Given request - Look through the data below. Pick out the lines holding the string "with".

Source data -
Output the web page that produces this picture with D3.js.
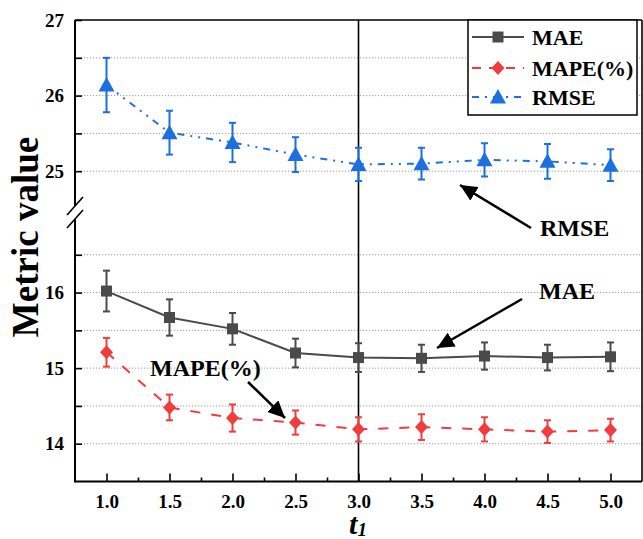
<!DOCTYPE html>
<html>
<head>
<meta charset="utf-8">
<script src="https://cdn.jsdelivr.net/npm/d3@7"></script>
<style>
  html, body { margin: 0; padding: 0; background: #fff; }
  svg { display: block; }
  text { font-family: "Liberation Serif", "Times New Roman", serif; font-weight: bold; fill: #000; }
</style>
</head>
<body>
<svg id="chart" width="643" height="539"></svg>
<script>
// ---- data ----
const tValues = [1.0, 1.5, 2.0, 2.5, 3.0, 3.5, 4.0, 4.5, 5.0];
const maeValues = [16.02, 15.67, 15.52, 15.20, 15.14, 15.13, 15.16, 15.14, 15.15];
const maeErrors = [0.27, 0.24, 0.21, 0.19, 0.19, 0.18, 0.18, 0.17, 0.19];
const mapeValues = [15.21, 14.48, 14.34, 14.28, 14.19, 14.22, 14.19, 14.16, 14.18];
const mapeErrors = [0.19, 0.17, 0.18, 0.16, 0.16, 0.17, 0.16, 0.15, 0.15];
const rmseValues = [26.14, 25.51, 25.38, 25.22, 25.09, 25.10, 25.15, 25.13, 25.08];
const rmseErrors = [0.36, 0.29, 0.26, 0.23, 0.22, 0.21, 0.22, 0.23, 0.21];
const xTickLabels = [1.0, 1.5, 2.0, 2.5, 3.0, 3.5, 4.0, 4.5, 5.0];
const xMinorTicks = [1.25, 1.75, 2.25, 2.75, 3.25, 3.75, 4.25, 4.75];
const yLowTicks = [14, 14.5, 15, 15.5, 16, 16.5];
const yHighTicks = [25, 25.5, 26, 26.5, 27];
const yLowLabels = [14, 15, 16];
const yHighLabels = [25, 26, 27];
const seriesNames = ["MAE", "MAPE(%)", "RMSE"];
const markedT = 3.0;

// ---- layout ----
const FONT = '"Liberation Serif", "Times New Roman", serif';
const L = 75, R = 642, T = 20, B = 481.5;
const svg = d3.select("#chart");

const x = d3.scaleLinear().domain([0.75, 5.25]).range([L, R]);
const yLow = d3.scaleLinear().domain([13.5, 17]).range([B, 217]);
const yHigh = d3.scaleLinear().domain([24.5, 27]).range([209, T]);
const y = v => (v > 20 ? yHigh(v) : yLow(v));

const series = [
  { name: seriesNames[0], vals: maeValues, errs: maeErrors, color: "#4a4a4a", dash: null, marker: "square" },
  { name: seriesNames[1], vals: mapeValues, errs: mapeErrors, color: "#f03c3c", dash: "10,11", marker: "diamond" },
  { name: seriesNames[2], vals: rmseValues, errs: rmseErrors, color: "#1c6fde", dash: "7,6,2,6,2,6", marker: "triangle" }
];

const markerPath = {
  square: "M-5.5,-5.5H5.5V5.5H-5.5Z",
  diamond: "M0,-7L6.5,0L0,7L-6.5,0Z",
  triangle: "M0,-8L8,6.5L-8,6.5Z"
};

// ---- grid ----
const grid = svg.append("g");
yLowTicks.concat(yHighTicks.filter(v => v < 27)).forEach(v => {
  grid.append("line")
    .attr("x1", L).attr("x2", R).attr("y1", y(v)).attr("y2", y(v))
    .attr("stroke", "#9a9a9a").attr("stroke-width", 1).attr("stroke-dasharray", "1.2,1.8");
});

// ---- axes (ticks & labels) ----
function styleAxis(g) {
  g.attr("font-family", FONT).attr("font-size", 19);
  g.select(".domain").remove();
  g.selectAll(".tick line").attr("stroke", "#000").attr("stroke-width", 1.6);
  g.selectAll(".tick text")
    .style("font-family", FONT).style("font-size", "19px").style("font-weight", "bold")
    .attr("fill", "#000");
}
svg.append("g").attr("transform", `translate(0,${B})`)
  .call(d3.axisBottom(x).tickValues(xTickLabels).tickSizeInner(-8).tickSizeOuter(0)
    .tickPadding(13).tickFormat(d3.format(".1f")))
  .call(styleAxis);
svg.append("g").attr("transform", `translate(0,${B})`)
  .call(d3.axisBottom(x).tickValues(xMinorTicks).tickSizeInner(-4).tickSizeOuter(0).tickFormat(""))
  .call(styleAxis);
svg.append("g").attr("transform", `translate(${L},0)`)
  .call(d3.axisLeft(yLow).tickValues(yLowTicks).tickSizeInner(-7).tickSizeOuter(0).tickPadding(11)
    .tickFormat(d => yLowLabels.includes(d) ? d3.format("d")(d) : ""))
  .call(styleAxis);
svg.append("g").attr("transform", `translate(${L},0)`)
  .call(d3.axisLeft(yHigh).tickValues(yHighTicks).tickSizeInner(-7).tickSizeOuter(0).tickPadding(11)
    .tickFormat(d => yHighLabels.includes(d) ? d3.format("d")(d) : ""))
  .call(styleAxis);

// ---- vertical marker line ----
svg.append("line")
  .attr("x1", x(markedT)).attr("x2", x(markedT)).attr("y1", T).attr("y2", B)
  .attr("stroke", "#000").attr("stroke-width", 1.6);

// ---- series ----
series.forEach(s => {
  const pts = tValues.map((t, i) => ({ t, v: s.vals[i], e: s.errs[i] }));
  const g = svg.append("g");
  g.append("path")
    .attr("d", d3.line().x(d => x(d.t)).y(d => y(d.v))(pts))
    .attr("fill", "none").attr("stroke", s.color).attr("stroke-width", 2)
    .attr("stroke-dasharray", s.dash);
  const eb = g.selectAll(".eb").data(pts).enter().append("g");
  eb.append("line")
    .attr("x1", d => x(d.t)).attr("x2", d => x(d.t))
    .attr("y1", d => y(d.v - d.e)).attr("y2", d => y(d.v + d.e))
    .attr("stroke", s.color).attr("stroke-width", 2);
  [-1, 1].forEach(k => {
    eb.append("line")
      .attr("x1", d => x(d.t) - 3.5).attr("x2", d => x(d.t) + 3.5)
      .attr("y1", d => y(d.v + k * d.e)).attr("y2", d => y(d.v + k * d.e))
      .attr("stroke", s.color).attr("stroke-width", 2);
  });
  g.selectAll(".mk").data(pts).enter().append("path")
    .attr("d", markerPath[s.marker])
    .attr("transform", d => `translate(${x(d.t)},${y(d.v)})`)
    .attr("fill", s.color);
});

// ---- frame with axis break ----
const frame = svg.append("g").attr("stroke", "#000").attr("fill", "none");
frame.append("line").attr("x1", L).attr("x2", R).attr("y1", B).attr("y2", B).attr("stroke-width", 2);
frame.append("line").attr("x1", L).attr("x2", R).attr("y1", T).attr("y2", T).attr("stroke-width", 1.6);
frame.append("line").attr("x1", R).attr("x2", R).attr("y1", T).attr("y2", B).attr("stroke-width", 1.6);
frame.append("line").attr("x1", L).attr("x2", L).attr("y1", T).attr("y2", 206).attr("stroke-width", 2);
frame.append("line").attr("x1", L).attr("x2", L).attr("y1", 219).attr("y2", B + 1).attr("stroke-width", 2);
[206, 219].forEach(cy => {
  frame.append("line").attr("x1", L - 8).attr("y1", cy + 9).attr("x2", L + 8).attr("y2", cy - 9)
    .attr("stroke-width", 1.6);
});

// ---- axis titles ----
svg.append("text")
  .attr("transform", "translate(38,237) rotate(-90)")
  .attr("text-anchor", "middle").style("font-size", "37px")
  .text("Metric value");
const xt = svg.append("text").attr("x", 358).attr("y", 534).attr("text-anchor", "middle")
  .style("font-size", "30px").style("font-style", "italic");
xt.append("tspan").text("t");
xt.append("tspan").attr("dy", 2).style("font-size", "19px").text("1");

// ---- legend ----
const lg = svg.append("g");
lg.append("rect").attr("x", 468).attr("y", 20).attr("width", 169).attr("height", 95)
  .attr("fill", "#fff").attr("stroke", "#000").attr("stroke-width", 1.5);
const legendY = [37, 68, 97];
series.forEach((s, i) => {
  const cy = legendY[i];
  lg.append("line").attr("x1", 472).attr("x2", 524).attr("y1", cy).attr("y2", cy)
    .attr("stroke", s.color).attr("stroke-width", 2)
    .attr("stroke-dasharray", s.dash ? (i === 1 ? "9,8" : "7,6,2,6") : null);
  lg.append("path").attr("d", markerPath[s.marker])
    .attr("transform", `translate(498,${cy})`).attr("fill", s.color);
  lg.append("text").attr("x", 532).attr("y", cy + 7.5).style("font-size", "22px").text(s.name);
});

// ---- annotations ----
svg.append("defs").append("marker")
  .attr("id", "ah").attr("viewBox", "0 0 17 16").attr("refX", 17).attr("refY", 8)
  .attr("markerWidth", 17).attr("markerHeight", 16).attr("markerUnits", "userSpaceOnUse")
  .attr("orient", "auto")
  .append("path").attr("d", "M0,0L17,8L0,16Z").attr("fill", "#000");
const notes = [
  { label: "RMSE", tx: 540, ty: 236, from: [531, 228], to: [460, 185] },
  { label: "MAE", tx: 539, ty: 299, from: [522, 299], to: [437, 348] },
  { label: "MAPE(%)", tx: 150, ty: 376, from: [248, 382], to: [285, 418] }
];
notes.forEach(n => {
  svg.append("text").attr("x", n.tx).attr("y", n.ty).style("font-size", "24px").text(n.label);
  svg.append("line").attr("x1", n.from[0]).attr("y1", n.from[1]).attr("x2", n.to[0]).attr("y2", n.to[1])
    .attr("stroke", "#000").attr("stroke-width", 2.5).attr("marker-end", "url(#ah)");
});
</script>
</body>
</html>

Task output -
Output the web page that produces this picture with D3.js.
// ---- frame with axis break ----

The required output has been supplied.